The evidence of her so called insanity?

“I, though a woman, have just as good a right to my opinion, as my husband has to his.”

Elizabeth, after being a dutiful wife, mother and homemaker for almost all of her adult life, heard about the women’s rights movement and gave herself permission to think for herself. She also disagreed with her preacher husband about matters of religion and, with her great intellect and her persuasive arguments, he was afraid of the consequences of her speaking her mind.

This was a time when most states “had no limits on relatives’ “right of disposal” to commit their loved ones”, where an insanity trial had to take place before you were admitted to a state hospital (but not if you were a married woman) and where “married women had no legal identities of their own.”

The thought of me living in 1860 terrifies me. I’m certain I too would have been institutionalised and I don’t know I would have been able to sustain the fortitude that Elizabeth displayed. Don’t think that you wouldn’t have also been at risk of such a fate, as “one common cause of committal to an asylum in Elizabeth’s time was “novel reading.”

In the asylum, Elizabeth met other patients, including other sane women who had been trapped there for years, similarly pathologised for their personality. The asylum served as a “storage unit for unsatisfactory wives”. She also witnessed patients being abused by the staff.

Elizabeth was determined to prove that she was sane and secure her release from the asylum. She also wanted to enact change that would see her new friends also released and to protect the mentally ill from abuse.
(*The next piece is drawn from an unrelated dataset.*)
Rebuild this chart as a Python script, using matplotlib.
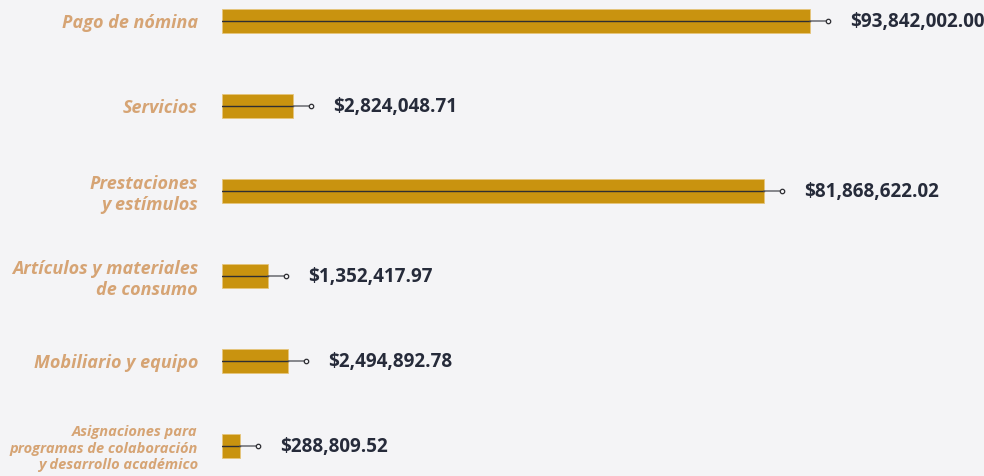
import numpy as np
import matplotlib
matplotlib.use("Agg")
import matplotlib.pyplot as plt
from matplotlib.transforms import offset_copy

# data
categorias = ["Pago de nómina", "Servicios", "Prestaciones\ny estímulos",
              "Artículos y materiales\nde consumo", "Mobiliario y equipo",
              "Asignaciones para\nprogramas de colaboración\ny desarrollo académico"]
montos = [93842002.00, 2824048.71, 81868622.02, 1352417.97, 2494892.78, 288809.52]
etiquetas = ["$93,842,002.00", "$2,824,048.71", "$81,868,622.02",
             "$1,352,417.97", "$2,494,892.78", "$288,809.52"]

bg = "#f4f4f6"
oro = "#c9930f"
tan = "#d6a474"
navy = "#262b3a"

plt.rcParams["font.family"] = ["Open Sans", "DejaVu Sans"]

fig = plt.figure(figsize=(9.84, 4.76), dpi=100, facecolor=bg)
ax = fig.add_axes([221.5 / 984, 0, 1 - 221.5 / 984, 1], facecolor=bg)

# power scale for the bar lengths
p = 0.6
fwd = lambda x: np.sign(x) * np.abs(x) ** p
inv = lambda x: np.sign(x) * np.abs(x) ** (1 / p)
ax.set_xscale("function", functions=(fwd, inv))

y = np.arange(len(montos))
ax.barh(y, montos, height=0.28, color=oro, edgecolor="#e6c57c", linewidth=0.6, zorder=2)

for yi, v, t in zip(y, montos, etiquetas):
    ax.plot([0, v], [yi, yi], color="#2e2e33", lw=1, zorder=3)
    ax.annotate("", xy=(v, yi), xytext=(12.96, 0), textcoords="offset points",
                arrowprops=dict(arrowstyle="-", color="#5a5b62", lw=1, shrinkA=0, shrinkB=0),
                zorder=3)
    tr = offset_copy(ax.transData, fig=fig, x=18, y=0, units="dots")
    ax.plot([v], [yi], marker="o", ms=3.2, mfc=bg, mec="#2e2e33", mew=0.9,
            transform=tr, zorder=4, clip_on=False)
    ax.annotate(t, xy=(v, yi), xytext=(28.8, -0.8), textcoords="offset points",
                ha="left", va="center", fontsize=13.6, fontweight="bold", color=navy)

ax.set_xlim(0, inv(fwd(max(montos)) / (588.5 / 762.5)))
ax.set_ylim(5 + 30 / 85, -21 / 85)

ax.set_yticks(y)
ax.set_yticklabels(categorias)
ax.tick_params(axis="y", length=0, pad=17)
for i, lab in enumerate(ax.get_yticklabels()):
    lab.set_color(tan)
    lab.set_fontstyle("italic")
    lab.set_fontweight("bold")
    lab.set_multialignment("right")
    lab.set_fontsize(10.5 if i == 5 else 13.0)
    lab.set_linespacing(1.2)

ax.set_xticks([])
for s in ax.spines.values():
    s.set_visible(False)

fig.savefig("out.png", dpi=100, facecolor=bg)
But what Elizabeth wanted more than anything was to be able to parent her children again.

This is a thoroughly researched and well written account of the life of a woman I’m sad to say I had never heard of before but will certainly not forget.

“So in the end, this is a book about power. Who wields it. Who owns it. And the methods they use.
And above all, it’s about fighting back.”

Content warnings are included on my blog.

Thank you so much to NetGalley and Sourcebooks for the opportunity to read this book. I’m rounding up from 4.5 stars.